PROBLEM STATEMENT => Leaving out all pictures, copy exactly the lines from the one containing "Write the seaborn" down to the one containing "import seaborn as sns", both of them included.

RECORDS TO USE =>
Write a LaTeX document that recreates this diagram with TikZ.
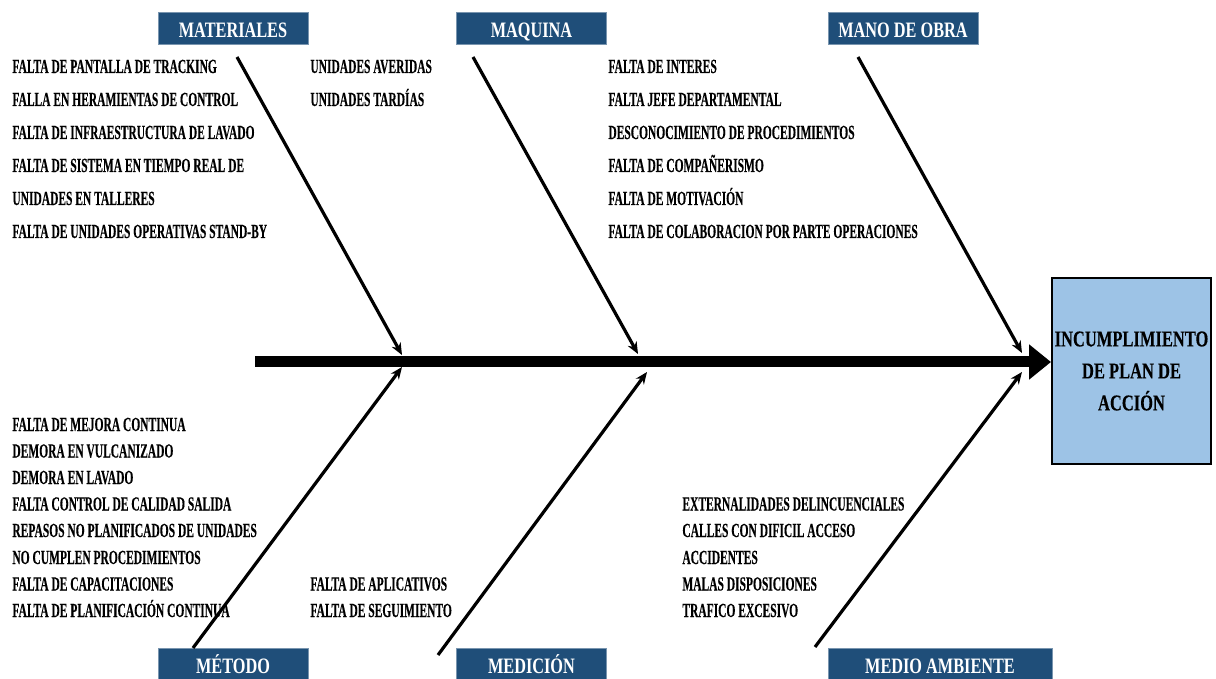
\documentclass[tikz,border=0pt]{standalone}
\usepackage{fontspec}
\setmainfont{Liberation Serif}
\usepackage{tikz}
\usetikzlibrary{arrows.meta,positioning}
\newfontfamily\causefont[FakeStretch=0.575, FakeBold=0.3]{Liberation Serif Bold}
\newfontfamily\headfont[FakeStretch=0.74]{Liberation Serif Bold}
\newfontfamily\effectfont[FakeStretch=0.73, FakeBold=0.2]{Liberation Serif Bold}
\definecolor{headBlue}{HTML}{1F4E79}
\definecolor{effectBlue}{HTML}{9DC3E6}

\begin{document}
\begin{tikzpicture}[
    x=0.5pt, y=-0.5pt,
    head/.style={rectangle, fill=headBlue, draw=headBlue!60, minimum width=75pt, minimum height=16pt, inner sep=0pt, text height=10pt, text depth=0.7pt, text=white, font=\headfont\fontsize{11}{13}\selectfont},
    cause/.style={anchor=base west, inner sep=0pt, font=\causefont\fontsize{10}{12}\selectfont},
    effect/.style={rectangle, draw, line width=1pt, fill=effectBlue, minimum width=79.5pt, minimum height=93pt, inner sep=1pt, align=center, font=\effectfont\fontsize{11.3}{16}\selectfont},
    bone/.style={-{Stealth[length=6pt, width=5pt]}, line width=1.6pt},
    spine/.style={-{Triangle[length=11pt, width=17pt]}, line width=5.5pt}
]
\useasboundingbox (0,0) rectangle (1216,679);

% Category headers
\node[head] (materiales) at (233,28) {MATERIALES};
\node[head] (maquina) at (531.5,28) {MAQUINA};
\node[head] (manoobra) at (903,28) {MANO DE OBRA};
\node[head] (metodo) at (233,664) {MÉTODO};
\node[head] (medicion) at (531.5,664) {MEDICIÓN};
\node[head, minimum width=112pt] (medioamb) at (940,664) {MEDIO AMBIENTE};

% Effect
\node[effect] (efecto) at (1131.5,371) {INCUMPLIMIENTO\\DE PLAN DE\\ACCIÓN};

% Spine
\coordinate (tail) at (255,362);
\draw[spine] (tail) -- (tail -| efecto.west);

% Bones
\coordinate (matTop) at (237,57);
\coordinate (matEnd) at (402,355);
\coordinate (maqTop) at (473,57);
\coordinate (maqEnd) at (638,354);
\coordinate (moTop) at (858,57);
\coordinate (moEnd) at (1022,353);
\coordinate (metBot) at (193,648);
\coordinate (metEnd) at (402,367);
\coordinate (medBot) at (438,655);
\coordinate (medEnd) at (647,372);
\coordinate (ambBot) at (815,647);
\coordinate (ambEnd) at (1022,372);
\draw[bone] (matTop) -- (matEnd);
\draw[bone] (maqTop) -- (maqEnd);
\draw[bone] (moTop) -- (moEnd);
\draw[bone] (metBot) -- (metEnd);
\draw[bone] (medBot) -- (medEnd);
\draw[bone] (ambBot) -- (ambEnd);

% Causes, upper half
\node[cause] (mat1) at (12,73) {FALTA DE PANTALLA DE TRACKING};
\node[cause] (mat2) at (12,106) {FALLA EN HERAMIENTAS DE CONTROL};
\node[cause] (mat3) at (12,139) {FALTA DE INFRAESTRUCTURA DE LAVADO};
\node[cause] (mat4) at (12,172) {FALTA DE SISTEMA EN TIEMPO REAL DE};
\node[cause] (mat5) at (12,205) {UNIDADES EN TALLERES};
\node[cause] (mat6) at (12,238) {FALTA DE UNIDADES OPERATIVAS STAND-BY};
\node[cause] (maq1) at (310,73) {UNIDADES AVERIDAS};
\node[cause] (maq2) at (310,106) {UNIDADES TARDÍAS};
\node[cause] (mo1) at (608,73) {FALTA DE INTERES};
\node[cause] (mo2) at (608,106) {FALTA JEFE DEPARTAMENTAL};
\node[cause] (mo3) at (608,139) {DESCONOCIMIENTO DE PROCEDIMIENTOS};
\node[cause] (mo4) at (608,172) {FALTA DE COMPAÑERISMO};
\node[cause] (mo5) at (608,205) {FALTA DE MOTIVACIÓN};
\node[cause] (mo6) at (608,238) {FALTA DE COLABORACION POR PARTE OPERACIONES};

% Causes, lower half
\node[cause] (met1) at (12,431) {FALTA DE MEJORA CONTINUA};
\node[cause] (met2) at (12,457.5) {DEMORA EN VULCANIZADO};
\node[cause] (met3) at (12,484) {DEMORA EN LAVADO};
\node[cause] (met4) at (12,510.5) {FALTA CONTROL DE CALIDAD SALIDA};
\node[cause] (met5) at (12,537) {REPASOS NO PLANIFICADOS DE UNIDADES};
\node[cause] (met6) at (12,564) {NO CUMPLEN PROCEDIMIENTOS};
\node[cause] (met7) at (12,590.5) {FALTA DE CAPACITACIONES};
\node[cause] (met8) at (12,617) {FALTA DE PLANIFICACIÓN CONTINUA};
\node[cause] (med1) at (310,590.5) {FALTA DE APLICATIVOS};
\node[cause] (med2) at (310,617) {FALTA DE SEGUIMIENTO};
\node[cause] (amb1) at (682,510.5) {EXTERNALIDADES DELINCUENCIALES};
\node[cause] (amb2) at (682,537) {CALLES CON DIFICIL ACCESO};
\node[cause] (amb3) at (682,564) {ACCIDENTES};
\node[cause] (amb4) at (682,590.5) {MALAS DISPOSICIONES};
\node[cause] (amb5) at (682,617) {TRAFICO EXCESIVO};

\end{tikzpicture}
\end{document}
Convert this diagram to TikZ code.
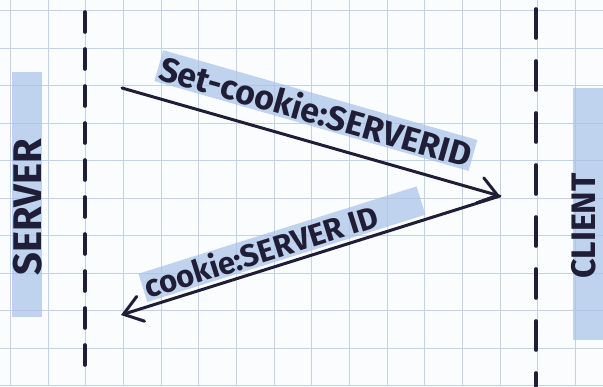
\documentclass[tikz,border=0pt]{standalone}
\usepackage{fontspec}
\setsansfont{Fira Sans}
\usetikzlibrary{arrows.meta}
\definecolor{cink}{HTML}{1F1E36}
\definecolor{cgrid}{HTML}{C3D2E4}
\definecolor{chigh}{HTML}{A7C2E8}
\definecolor{cpaper}{HTML}{FBFCFE}
\tikzset{
  every picture/.style={font=\sffamily\bfseries, line width=3pt},
  gridline/.style={draw=cgrid, line width=0.8pt},
  lifeline/.style={draw=cink, line width=3.6pt, line cap=round, dash pattern=on #1},
  msg/.style={draw=cink, line width=3pt, line cap=round},
  tipbig/.tip={Straight Barb[length=18pt, width=26pt, line cap=round]},
  lbl/.style={text=cink, fill=chigh, fill opacity=0.7, text opacity=1, inner sep=2pt,
    font=\sffamily\bfseries\fontsize{#1}{#1}\selectfont},
  actor/.style={text=cink, rotate=90, inner sep=1pt, font=\sffamily\bfseries\fontsize{#1}{#1}\selectfont},
  band/.style={fill=chigh, fill opacity=0.7},
}

\begin{document}
\begin{tikzpicture}[x=1pt, y=-1pt]
  \useasboundingbox[fill=cpaper] (0,0) rectangle (603,386);
  \foreach \gx in {0,...,15} \draw[gridline] ({10.3+37.67*\gx},0) -- ++(0,386);
  \foreach \gy in {0,...,10} \draw[gridline] (0,{10.8+37.5*\gy}) -- ++(603,0);

  \coordinate (srvtop) at (85,12);
  \coordinate (srvbot) at (85,372);
  \coordinate (clttop) at (536,9);
  \coordinate (cltbot) at (536,386);
  \draw[lifeline={20pt off 17pt}] (srvtop) -- (srvbot);
  \draw[lifeline={29pt off 23pt}] (clttop) -- (cltbot);

  \fill[band] (12,72) rectangle (42,317);
  \fill[band] (573,88) rectangle (603,340);
  \node[actor=40] (server) at (28,207) {SERVER};
  \node[actor=34] (client) at (584,226) {CLIENT};

  \coordinate (srvout) at (122,88);
  \coordinate (cltin) at (500,196);
  \coordinate (srvin) at (121,315);
  \draw[msg, -{tipbig}] (srvout) -- node[lbl=34, sloped, above=14pt, pos=0.49] (setlbl) {Set-cookie:SERVERID} (cltin);
  \draw[msg, {tipbig}-] (srvin) -- node[lbl=31, sloped, above=3pt, pos=0.44] (cklbl) {cookie:SERVER ID\hspace*{44pt}} (cltin);
\end{tikzpicture}
\end{document}
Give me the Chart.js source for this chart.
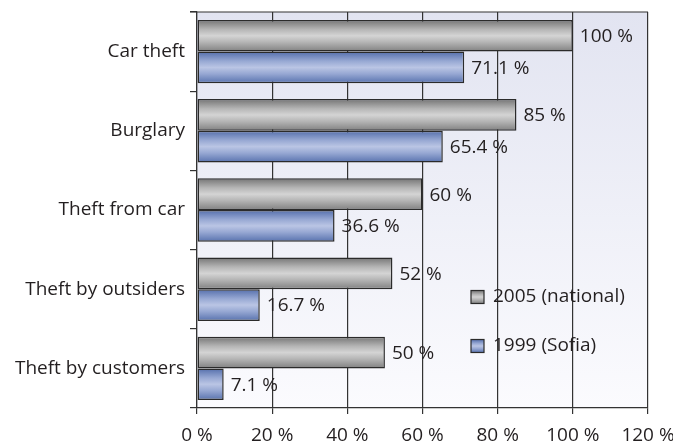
<!DOCTYPE html>
<html>
<head>
<meta charset="utf-8">
<script src="https://cdn.jsdelivr.net/npm/chart.js@4/dist/chart.umd.min.js"></script>
<style>
    html, body { margin: 0; padding: 0; background: #fff; }
    #wrap { width: 673px; height: 446px; }
</style>
</head>
<body>
<div id="wrap"><canvas id="myChart" width="673" height="446"></canvas></div>
<script>
const categories = ['Car theft', 'Burglary', 'Theft from car', 'Theft by outsiders', 'Theft by customers'];
const national2005 = [100, 85, 60, 52, 50];
const sofia1999 = [71.1, 65.4, 36.6, 16.7, 7.1];
const seriesNames = ['2005 (national)', '1999 (Sofia)'];
const xTickLabels = ['0 %', '20 %', '40 %', '60 %', '80 %', '100 %', '120 %'];

const FONT = '"Open Sans", sans-serif';
const TEXT = '#231f20';
const CAT_PCT = 0.8;
const BAR_PCT = 1.0;

// gradient stops, dark edges and light middle
const grayStops = ['#747474', '#b5b5b5', '#d4d4d4', '#b5b5b5', '#808080'];
const blueStops = ['#546eab', '#97a8d3', '#bac5e4', '#97a8d3', '#5872ae'];

function makeGrad(ctx, top, bottom, stops) {
    const g = ctx.createLinearGradient(0, top, 0, bottom);
    g.addColorStop(0, stops[0]);
    g.addColorStop(0.3, stops[1]);
    g.addColorStop(0.5, stops[2]);
    g.addColorStop(0.7, stops[3]);
    g.addColorStop(1, stops[4]);
    return g;
}

// works out where the bar sits from the category scale
function barFill(stops) {
    return function(c) {
        const ys = c.chart.scales.y;
        if (!ys || !isFinite(ys.height) || ys.height <= 0 || c.dataIndex === undefined) return stops[2];
        const center = ys.getPixelForValue(c.dataIndex);
        const w = ys.height / categories.length;
        const slot = w * CAT_PCT / 2;
        const top = center - w * CAT_PCT / 2 + slot * c.datasetIndex + slot * (1 - BAR_PCT) / 2;
        if (!isFinite(top)) return stops[2];
        return makeGrad(c.chart.ctx, top, top + slot * BAR_PCT, stops);
    };
}

const plotBackground = {
    id: 'plotBackground',
    beforeDraw(chart) {
        const {ctx, chartArea: a} = chart;
        const g = ctx.createLinearGradient(0, a.top, 0, a.bottom);
        g.addColorStop(0, '#e2e4f1');
        g.addColorStop(1, '#fbfbfe');
        ctx.save();
        ctx.fillStyle = g;
        ctx.fillRect(a.left, a.top, a.right - a.left, a.bottom - a.top);
        ctx.restore();
    },
    afterDraw(chart) {
        const {ctx, chartArea: a} = chart;
        ctx.save();
        ctx.strokeStyle = '#333';
        ctx.lineWidth = 1.2;
        ctx.beginPath();
        ctx.moveTo(a.left - 7, a.top);
        ctx.lineTo(a.right, a.top);
        ctx.stroke();
        ctx.restore();
    }
};

const valueLabels = {
    id: 'valueLabels',
    afterDatasetsDraw(chart) {
        const ctx = chart.ctx;
        ctx.save();
        ctx.font = '19px ' + FONT;
        ctx.fillStyle = TEXT;
        ctx.textBaseline = 'middle';
        ctx.textAlign = 'left';
        chart.data.datasets.forEach((ds, di) => {
            chart.getDatasetMeta(di).data.forEach((bar, i) => {
                ctx.fillText(ds.data[i] + ' %', bar.x + 7, bar.y + 1);
            });
        });
        ctx.restore();
    }
};

const insideLegend = {
    id: 'insideLegend',
    afterDraw(chart) {
        const ctx = chart.ctx;
        const x = 471, ys = [297, 346];
        ctx.save();
        ctx.font = '19px ' + FONT;
        ctx.fillStyle = TEXT;
        ctx.textBaseline = 'middle';
        [grayStops, blueStops].forEach((stops, i) => {
            const y = ys[i];
            ctx.fillStyle = makeGrad(ctx, y - 6.5, y + 6.5, stops);
            ctx.fillRect(x, y - 6.5, 13, 13);
            ctx.strokeStyle = '#2b2b2b';
            ctx.lineWidth = 1.2;
            ctx.strokeRect(x, y - 6.5, 13, 13);
            ctx.fillStyle = TEXT;
            ctx.fillText(seriesNames[i], x + 22, y);
        });
        ctx.restore();
    }
};

const ctx = document.getElementById('myChart').getContext('2d');

const chart = new Chart(ctx, {
    type: 'bar',
    data: {
        labels: categories,
        datasets: [{
            label: seriesNames[0],
            data: national2005,
            backgroundColor: barFill(grayStops),
            borderColor: '#2b2b2b',
            borderWidth: 1.5,
            borderSkipped: false
        }, {
            label: seriesNames[1],
            data: sofia1999,
            backgroundColor: barFill(blueStops),
            borderColor: '#2b2b2b',
            borderWidth: 1.5,
            borderSkipped: false
        }]
    },
    options: {
        indexAxis: 'y',
        responsive: false,
        animation: false,
        categoryPercentage: CAT_PCT,
        barPercentage: BAR_PCT,
        layout: {
            padding: { left: 0, right: 25, top: 12, bottom: 0 }
        },
        scales: {
            x: {
                min: 0,
                max: 120,
                afterFit(scale) {
                    scale.height = 38;
                    scale.paddingLeft = 0;
                    scale.paddingRight = 0;
                },
                ticks: {
                    stepSize: 20,
                    padding: 10,
                    color: TEXT,
                    font: { family: FONT, size: 19 },
                    callback: (v, i) => xTickLabels[i]
                },
                grid: {
                    color: '#333',
                    lineWidth: 1.2,
                    tickLength: 6
                },
                border: { color: '#333', width: 1.2 }
            },
            y: {
                afterFit(scale) {
                    scale.width = 197;
                    scale.paddingTop = 0;
                    scale.paddingBottom = 0;
                },
                ticks: {
                    padding: 5,
                    color: TEXT,
                    font: { family: FONT, size: 19 }
                },
                grid: {
                    drawOnChartArea: false,
                    color: '#333',
                    lineWidth: 1.2,
                    tickLength: 7
                },
                border: { color: '#333', width: 1.2 }
            }
        },
        plugins: {
            legend: { display: false },
            tooltip: { enabled: false }
        }
    },
    plugins: [plotBackground, valueLabels, insideLegend]
});
// second pass so the bar gradients use the final scale size
chart.update();
</script>
</body>
</html>
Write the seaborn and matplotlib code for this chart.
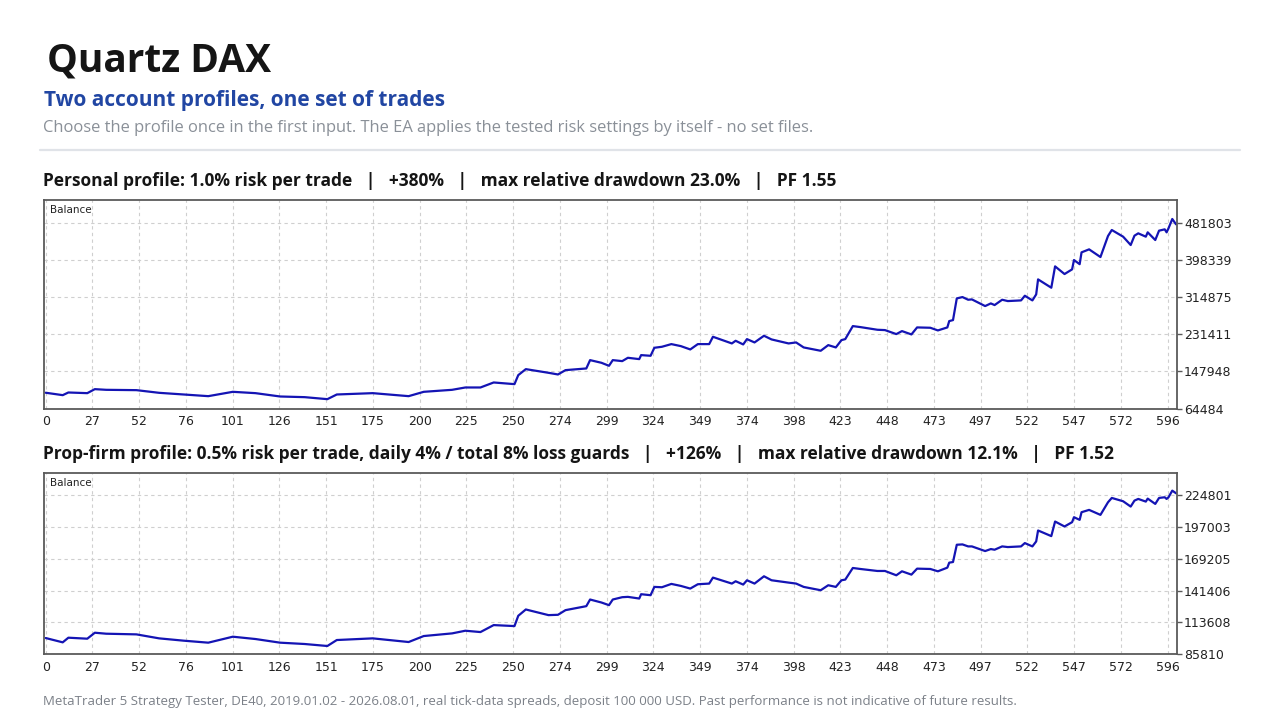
import numpy as np
import pandas as pd
import matplotlib
matplotlib.use("Agg")
import matplotlib.pyplot as plt
from matplotlib.lines import Line2D
import seaborn as sns

# ---------------- data ----------------
trades = [0, 9, 12, 22, 26, 32, 48, 60, 73, 86, 99, 111, 124, 137, 149, 154, 173, 192, 200, 215,
          222, 230, 237, 248, 250, 254, 266, 271, 275, 286, 288, 294, 298, 300, 305, 308, 314, 315,
          320, 322, 326, 331, 336, 341, 345, 351, 353, 363, 365, 369, 371, 375, 380, 384, 393, 397,
          401, 410, 414, 418, 421, 423, 427, 431, 440, 444, 450, 453, 458, 461, 468, 472, 477, 478,
          480, 482, 485, 488, 490, 497, 500, 502, 506, 509, 516, 518, 522, 524, 525, 532, 534, 539,
          543, 544, 547, 548, 552, 558, 562, 564, 570, 574, 576, 578, 582, 583, 587, 589, 592, 593,
          594, 596, 598]

personal_balance = [100000, 94560, 100570, 99070, 108090, 106590, 105840, 99820, 96060, 92300,
                    102080, 99070, 91550, 90050, 85540, 96060, 99070, 92300, 102080, 106590,
                    111850, 111850, 123130, 119370, 139670, 153210, 144940, 141180, 150950, 154710,
                    173510, 167500, 160730, 173510, 171250, 178770, 175760, 184790, 183280, 201330,
                    203590, 209600, 205090, 197570, 209600, 209600, 226150, 211110, 217120, 208850,
                    220880, 213360, 228400, 220130, 211110, 213360, 202080, 194560, 207340, 202080,
                    218620, 220880, 250200, 247950, 241930, 241180, 232160, 238930, 231410, 247200,
                    246450, 240430, 247200, 261480, 263740, 312610, 315620, 309600, 310350, 295320,
                    301330, 297570, 309600, 306590, 308090, 318620, 308090, 321630, 355470, 336680,
                    384800, 367500, 378030, 399080, 389710, 416380, 423150, 405850, 453220, 466750,
                    451710, 432910, 453970, 459230, 451710, 461490, 444190, 465240, 468250, 461490,
                    470510, 491560, 479530]

prop_balance = [100000, 96240, 100290, 99420, 104630, 103770, 103190, 99710, 97690, 95950,
                101160, 99130, 95950, 94790, 93050, 98260, 99710, 96520, 101740, 104050,
                106370, 105210, 111290, 110430, 119400, 124910, 119980, 120270, 124330, 127800,
                133600, 130990, 128670, 133600, 135620, 135910, 134460, 138230, 137360, 144600,
                144310, 147210, 145470, 143150, 146920, 147500, 152710, 147500, 149520, 146630,
                150390, 147500, 153870, 150390, 148360, 147500, 144600, 141700, 146050, 144600,
                150390, 150970, 161110, 160240, 158500, 158500, 154740, 158210, 155310, 160530,
                160240, 158210, 161400, 165740, 166320, 181380, 181670, 179930, 179930, 175870,
                177610, 177030, 179930, 179350, 179930, 182830, 179930, 184270, 193830, 188900,
                201640, 197300, 201060, 205410, 203090, 209760, 211780, 207440, 218440, 222210,
                219310, 214680, 219890, 221340, 219020, 221630, 216990, 222210, 222790, 221340,
                222790, 228580, 226270]

x_tick_labels = ["0", "27", "52", "76", "101", "126", "151", "175", "200", "225", "250", "274",
                 "299", "324", "349", "374", "398", "423", "448", "473", "497", "522", "547",
                 "572", "596"]
personal_yticks = [64484, 147948, 231411, 314875, 398339, 481803]
prop_yticks = [85810, 113608, 141406, 169205, 197003, 224801]

title = "Quartz DAX"
subtitle = "Two account profiles, one set of trades"
description = ("Choose the profile once in the first input. The EA applies the tested risk "
               "settings by itself - no set files.")
panel1_title = ("Personal profile: 1.0% risk per trade   |   +380%   |   "
                "max relative drawdown 23.0%   |   PF 1.55")
panel2_title = ("Prop-firm profile: 0.5% risk per trade, daily 4% / total 8% loss guards   |   "
                "+126%   |   max relative drawdown 12.1%   |   PF 1.52")
footer = ("MetaTrader 5 Strategy Tester, DE40, 2019.01.02 - 2026.08.01, real tick-data spreads, "
          "deposit 100 000 USD. Past performance is not indicative of future results.")

# ---------------- style ----------------
sns.set_theme(style="white")
plt.rcParams["font.family"] = ["Open Sans", "DejaVu Sans"]

LINE = "#1414b4"
FRAME = "#5a5a5a"
GRID = "#cfcfcf"

fig = plt.figure(figsize=(12.8, 7.2), dpi=100)
fig.patch.set_facecolor("white")

W, H = 1280.0, 720.0


def make_axes(left, top, right, bottom):
    return fig.add_axes([left / W, 1 - bottom / H, (right - left) / W, (bottom - top) / H])


ax1 = make_axes(44, 199.5, 1177, 408.5)
ax2 = make_axes(44, 473.3, 1177, 654.3)

tick_pos = [i * 24.73 for i in range(len(x_tick_labels))]

panels = [
    (ax1, personal_balance, personal_yticks, 535500),
    (ax2, prop_balance, prop_yticks, 243700),
]

for ax, bal, yt, ymax in panels:
    df = pd.DataFrame({"trade": trades, "balance": bal})
    sns.lineplot(data=df, x="trade", y="balance", ax=ax, color=LINE, linewidth=1.6,
                 estimator=None, sort=False)
    ax.set_xlim(-0.9, 598.5)
    ax.set_ylim(yt[0], ymax)
    ax.set_xticks(tick_pos)
    ax.set_xticklabels(x_tick_labels)
    ax.set_yticks(yt)
    ax.set_yticklabels([str(v) for v in yt])
    ax.yaxis.tick_right()
    ax.yaxis.set_label_position("right")
    ax.set_xlabel("")
    ax.set_ylabel("")
    ax.tick_params(axis="both", which="both", direction="out", colors=FRAME,
                   labelcolor="#222222", labelsize=9, length=3.5, width=1.0, pad=1.5)
    for lab in ax.get_xticklabels() + ax.get_yticklabels():
        lab.set_family("DejaVu Sans")
    ax.grid(True, linestyle=(0, (3, 3)), color=GRID, linewidth=0.8)
    for s in ax.spines.values():
        s.set_visible(True)
        s.set_color(FRAME)
        s.set_linewidth(1.3)
    ax.set_facecolor("white")
    ax.text(0.0055, 0.975, "Balance", transform=ax.transAxes, ha="left", va="top",
            fontsize=7.5, color="#222222", family="DejaVu Sans")

# ---------------- texts ----------------
fig.text(47 / W, 1 - 72 / H, title, fontsize=28, fontweight="bold", color="#151515",
         ha="left", va="baseline")
fig.text(44 / W, 1 - 106 / H, subtitle, fontsize=15, fontweight="bold", color="#2146a3",
         ha="left", va="baseline")
fig.text(43 / W, 1 - 132 / H, description, fontsize=11.9, color="#8a9098",
         ha="left", va="baseline")
fig.add_artist(Line2D([40 / W, 1240 / W], [1 - 150 / H, 1 - 150 / H], color="#e0e3e8",
                      linewidth=1.6))
fig.text(43 / W, 1 - 186 / H, panel1_title, fontsize=12.5, fontweight="bold", color="#151515",
         ha="left", va="baseline")
fig.text(43 / W, 1 - 459 / H, panel2_title, fontsize=12.5, fontweight="bold", color="#151515",
         ha="left", va="baseline")
fig.text(43 / W, 1 - 705 / H, footer, fontsize=9.55, color="#7b8088",
         ha="left", va="baseline")

fig.savefig("out.png", dpi=100, facecolor="white")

WRITTEN ANSWER =>
Write the seaborn and matplotlib code for this chart.
import numpy as np
import pandas as pd
import matplotlib
matplotlib.use("Agg")
import matplotlib.pyplot as plt
from matplotlib.lines import Line2D
import seaborn as sns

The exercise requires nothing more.